Daily Mail to make official policy decisions on terrorism

by philapilus

The Daily Mail: literally never wrong, nor batshit mad

It has been announced that the Daily Mail will be allowed to make key decisions regarding the fate of British Jihadis, after the former head of counter-terrorism said he thought their ideas were “on the money”.

Robert Quick said “I was working through the policy implications of letting homegrown Islamists join IS provided they agree never to come back, when I suddenly realised that I was basically quoting a Daily Mail article by John Littlerick, saying we should ‘bloody well send ’em out there and good riddance’.

“I started to look through back issues, and found pretty much the same thing had been expressed on every page for a decade. Ever since 7/7 Britain’s meanest-minded journalists have encouraged everyone to think we should stick the towelheads on a plane, then tell them to fuck off and not come back. And maybe shoot the plane down.

“It’s just possible I have been taken over by some sort of hideous parasite that is eating its way through my brain and controlling me, like those horrible little worms do to ants.”

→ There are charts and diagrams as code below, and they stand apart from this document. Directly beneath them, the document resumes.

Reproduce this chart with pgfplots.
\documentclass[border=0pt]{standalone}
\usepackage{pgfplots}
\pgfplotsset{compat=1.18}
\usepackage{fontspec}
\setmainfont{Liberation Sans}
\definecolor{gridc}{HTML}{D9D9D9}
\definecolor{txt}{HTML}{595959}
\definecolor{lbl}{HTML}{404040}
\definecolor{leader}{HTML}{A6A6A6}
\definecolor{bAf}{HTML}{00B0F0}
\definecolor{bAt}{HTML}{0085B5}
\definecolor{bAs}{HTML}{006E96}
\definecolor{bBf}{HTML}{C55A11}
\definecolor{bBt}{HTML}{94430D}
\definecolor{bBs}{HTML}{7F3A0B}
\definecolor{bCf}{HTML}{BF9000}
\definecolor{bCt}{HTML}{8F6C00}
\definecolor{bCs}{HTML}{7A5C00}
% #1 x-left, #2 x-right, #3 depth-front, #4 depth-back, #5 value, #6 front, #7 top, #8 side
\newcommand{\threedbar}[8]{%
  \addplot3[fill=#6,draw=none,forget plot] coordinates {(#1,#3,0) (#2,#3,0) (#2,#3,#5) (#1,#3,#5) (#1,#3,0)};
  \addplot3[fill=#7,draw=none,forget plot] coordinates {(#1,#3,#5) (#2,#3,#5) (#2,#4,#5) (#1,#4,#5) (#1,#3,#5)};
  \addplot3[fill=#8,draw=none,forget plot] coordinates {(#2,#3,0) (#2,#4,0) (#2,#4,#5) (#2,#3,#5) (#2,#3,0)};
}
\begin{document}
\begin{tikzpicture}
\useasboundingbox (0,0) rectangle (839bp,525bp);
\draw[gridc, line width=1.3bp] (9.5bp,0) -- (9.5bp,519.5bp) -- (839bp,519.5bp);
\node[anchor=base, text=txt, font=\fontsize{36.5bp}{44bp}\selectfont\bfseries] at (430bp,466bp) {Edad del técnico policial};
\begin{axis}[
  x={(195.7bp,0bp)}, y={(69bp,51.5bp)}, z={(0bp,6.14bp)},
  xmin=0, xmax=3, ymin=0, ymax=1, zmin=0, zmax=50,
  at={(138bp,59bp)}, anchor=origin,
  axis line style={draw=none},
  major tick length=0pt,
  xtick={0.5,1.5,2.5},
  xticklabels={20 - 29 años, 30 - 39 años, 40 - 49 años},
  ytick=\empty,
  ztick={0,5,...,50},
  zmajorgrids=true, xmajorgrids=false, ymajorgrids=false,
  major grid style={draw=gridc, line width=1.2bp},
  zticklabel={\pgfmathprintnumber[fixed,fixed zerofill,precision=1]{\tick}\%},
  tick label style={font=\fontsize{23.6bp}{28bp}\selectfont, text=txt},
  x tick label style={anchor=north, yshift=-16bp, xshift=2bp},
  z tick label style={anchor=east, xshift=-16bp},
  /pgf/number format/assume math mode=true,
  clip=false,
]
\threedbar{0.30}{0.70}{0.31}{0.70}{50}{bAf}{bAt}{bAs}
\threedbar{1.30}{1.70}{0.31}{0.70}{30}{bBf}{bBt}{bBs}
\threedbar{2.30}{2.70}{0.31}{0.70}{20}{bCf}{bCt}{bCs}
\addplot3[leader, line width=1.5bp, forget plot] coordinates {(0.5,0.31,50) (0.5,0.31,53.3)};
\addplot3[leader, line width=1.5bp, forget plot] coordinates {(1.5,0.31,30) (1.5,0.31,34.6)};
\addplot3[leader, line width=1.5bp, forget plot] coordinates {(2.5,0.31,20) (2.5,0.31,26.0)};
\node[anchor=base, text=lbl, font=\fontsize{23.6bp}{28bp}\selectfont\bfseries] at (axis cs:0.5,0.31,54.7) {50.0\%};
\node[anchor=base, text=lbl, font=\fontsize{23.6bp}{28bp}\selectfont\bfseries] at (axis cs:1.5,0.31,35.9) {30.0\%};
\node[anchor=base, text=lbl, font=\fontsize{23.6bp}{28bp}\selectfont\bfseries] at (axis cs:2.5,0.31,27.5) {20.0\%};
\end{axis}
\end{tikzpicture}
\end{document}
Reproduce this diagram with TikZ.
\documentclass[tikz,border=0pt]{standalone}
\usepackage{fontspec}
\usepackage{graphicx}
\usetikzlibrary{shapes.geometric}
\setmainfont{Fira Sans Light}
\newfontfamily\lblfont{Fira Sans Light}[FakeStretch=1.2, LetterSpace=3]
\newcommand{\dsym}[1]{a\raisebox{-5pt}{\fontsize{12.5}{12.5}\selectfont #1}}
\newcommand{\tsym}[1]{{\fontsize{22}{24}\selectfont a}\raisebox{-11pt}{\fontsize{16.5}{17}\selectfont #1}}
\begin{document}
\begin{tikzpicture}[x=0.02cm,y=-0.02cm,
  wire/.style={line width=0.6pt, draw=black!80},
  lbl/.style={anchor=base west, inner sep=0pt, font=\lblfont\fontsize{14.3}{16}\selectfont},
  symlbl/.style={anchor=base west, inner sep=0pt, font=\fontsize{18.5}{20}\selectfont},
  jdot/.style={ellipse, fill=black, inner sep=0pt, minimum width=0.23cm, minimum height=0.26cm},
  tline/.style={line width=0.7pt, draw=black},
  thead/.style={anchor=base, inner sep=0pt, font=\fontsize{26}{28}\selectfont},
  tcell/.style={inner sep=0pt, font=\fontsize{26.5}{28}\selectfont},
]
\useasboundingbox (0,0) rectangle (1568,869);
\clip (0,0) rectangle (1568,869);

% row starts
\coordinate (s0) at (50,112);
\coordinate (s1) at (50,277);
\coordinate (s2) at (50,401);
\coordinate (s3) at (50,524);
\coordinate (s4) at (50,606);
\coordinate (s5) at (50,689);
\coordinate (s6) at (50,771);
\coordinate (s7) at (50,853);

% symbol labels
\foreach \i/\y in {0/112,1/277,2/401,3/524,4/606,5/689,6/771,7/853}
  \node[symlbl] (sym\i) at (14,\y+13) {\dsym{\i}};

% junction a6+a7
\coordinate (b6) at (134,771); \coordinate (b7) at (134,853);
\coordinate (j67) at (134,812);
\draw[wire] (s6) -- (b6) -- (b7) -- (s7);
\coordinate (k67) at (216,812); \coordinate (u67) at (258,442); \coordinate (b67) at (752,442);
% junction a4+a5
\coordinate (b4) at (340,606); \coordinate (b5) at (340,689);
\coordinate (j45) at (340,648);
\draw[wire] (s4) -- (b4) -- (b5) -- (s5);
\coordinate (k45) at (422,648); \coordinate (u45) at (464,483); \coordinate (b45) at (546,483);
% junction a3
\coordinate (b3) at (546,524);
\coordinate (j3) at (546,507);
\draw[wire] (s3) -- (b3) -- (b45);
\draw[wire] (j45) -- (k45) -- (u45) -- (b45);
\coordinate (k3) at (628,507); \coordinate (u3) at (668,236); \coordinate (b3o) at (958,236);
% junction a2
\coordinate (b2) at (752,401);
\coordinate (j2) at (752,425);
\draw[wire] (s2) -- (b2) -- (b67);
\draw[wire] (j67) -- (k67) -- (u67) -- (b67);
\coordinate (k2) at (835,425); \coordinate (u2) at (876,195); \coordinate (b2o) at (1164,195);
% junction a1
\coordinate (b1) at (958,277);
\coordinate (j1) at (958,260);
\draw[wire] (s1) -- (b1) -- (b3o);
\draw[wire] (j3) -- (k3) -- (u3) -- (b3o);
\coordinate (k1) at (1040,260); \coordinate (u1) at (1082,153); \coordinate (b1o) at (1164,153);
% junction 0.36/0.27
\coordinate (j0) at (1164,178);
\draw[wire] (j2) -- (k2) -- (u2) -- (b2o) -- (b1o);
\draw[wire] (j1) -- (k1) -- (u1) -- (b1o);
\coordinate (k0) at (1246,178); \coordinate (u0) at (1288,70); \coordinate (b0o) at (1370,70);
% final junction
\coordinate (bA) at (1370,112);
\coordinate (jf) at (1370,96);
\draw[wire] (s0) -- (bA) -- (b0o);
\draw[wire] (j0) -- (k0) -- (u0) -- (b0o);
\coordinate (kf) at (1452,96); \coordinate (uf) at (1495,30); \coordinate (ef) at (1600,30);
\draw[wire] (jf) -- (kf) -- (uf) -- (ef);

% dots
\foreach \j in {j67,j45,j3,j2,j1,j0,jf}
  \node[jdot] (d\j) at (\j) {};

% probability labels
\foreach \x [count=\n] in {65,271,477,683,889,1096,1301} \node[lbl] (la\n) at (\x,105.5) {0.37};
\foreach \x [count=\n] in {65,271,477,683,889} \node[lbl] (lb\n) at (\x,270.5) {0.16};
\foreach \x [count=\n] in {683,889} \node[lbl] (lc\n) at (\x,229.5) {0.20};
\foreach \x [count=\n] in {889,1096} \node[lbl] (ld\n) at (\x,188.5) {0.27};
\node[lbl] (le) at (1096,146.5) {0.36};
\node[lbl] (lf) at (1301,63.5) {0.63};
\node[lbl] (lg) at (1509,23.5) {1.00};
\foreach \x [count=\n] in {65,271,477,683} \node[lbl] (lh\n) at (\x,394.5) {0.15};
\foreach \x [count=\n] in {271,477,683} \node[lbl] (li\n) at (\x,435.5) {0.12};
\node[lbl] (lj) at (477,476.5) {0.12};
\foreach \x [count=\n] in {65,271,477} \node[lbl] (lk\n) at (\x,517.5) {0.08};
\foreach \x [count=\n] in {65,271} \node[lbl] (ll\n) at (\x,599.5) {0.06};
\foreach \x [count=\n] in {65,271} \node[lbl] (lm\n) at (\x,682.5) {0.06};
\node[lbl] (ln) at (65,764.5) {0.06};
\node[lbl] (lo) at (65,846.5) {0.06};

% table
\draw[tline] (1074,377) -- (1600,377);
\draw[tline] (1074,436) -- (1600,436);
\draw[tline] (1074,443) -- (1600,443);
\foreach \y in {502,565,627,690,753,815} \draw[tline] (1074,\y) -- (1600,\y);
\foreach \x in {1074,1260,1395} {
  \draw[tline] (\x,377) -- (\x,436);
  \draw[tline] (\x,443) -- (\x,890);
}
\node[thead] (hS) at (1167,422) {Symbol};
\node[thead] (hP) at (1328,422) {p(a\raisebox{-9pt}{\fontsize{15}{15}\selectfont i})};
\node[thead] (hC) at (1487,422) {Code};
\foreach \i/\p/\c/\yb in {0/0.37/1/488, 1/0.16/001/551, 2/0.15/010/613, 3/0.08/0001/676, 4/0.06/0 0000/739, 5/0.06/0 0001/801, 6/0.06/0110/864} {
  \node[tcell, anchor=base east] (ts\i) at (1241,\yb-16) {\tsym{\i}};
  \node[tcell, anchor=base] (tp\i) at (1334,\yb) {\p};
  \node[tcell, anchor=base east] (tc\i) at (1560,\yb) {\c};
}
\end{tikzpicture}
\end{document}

A spokesperson for the Daily Mail said that the paper was delighted it would be given such powers, and that a three part strategy was being rolled out, in which Muslims would intially be restricted by curfew laws, then be branded with a huge satanic face, and finally rounded up into football stadiums and gassed.

Person who isn’t insane, Samantha Furcup said “It’s true we need to do something about the small minority of utter cunts who want to kill innocent people because of their make-believe friends.

“But it’s also true that when your solution is to do what the Daily Mail says, then it is time to scrap it and come up with something else. But only after sitting in the corner and having a Long Hard Think About What You’ve Done.”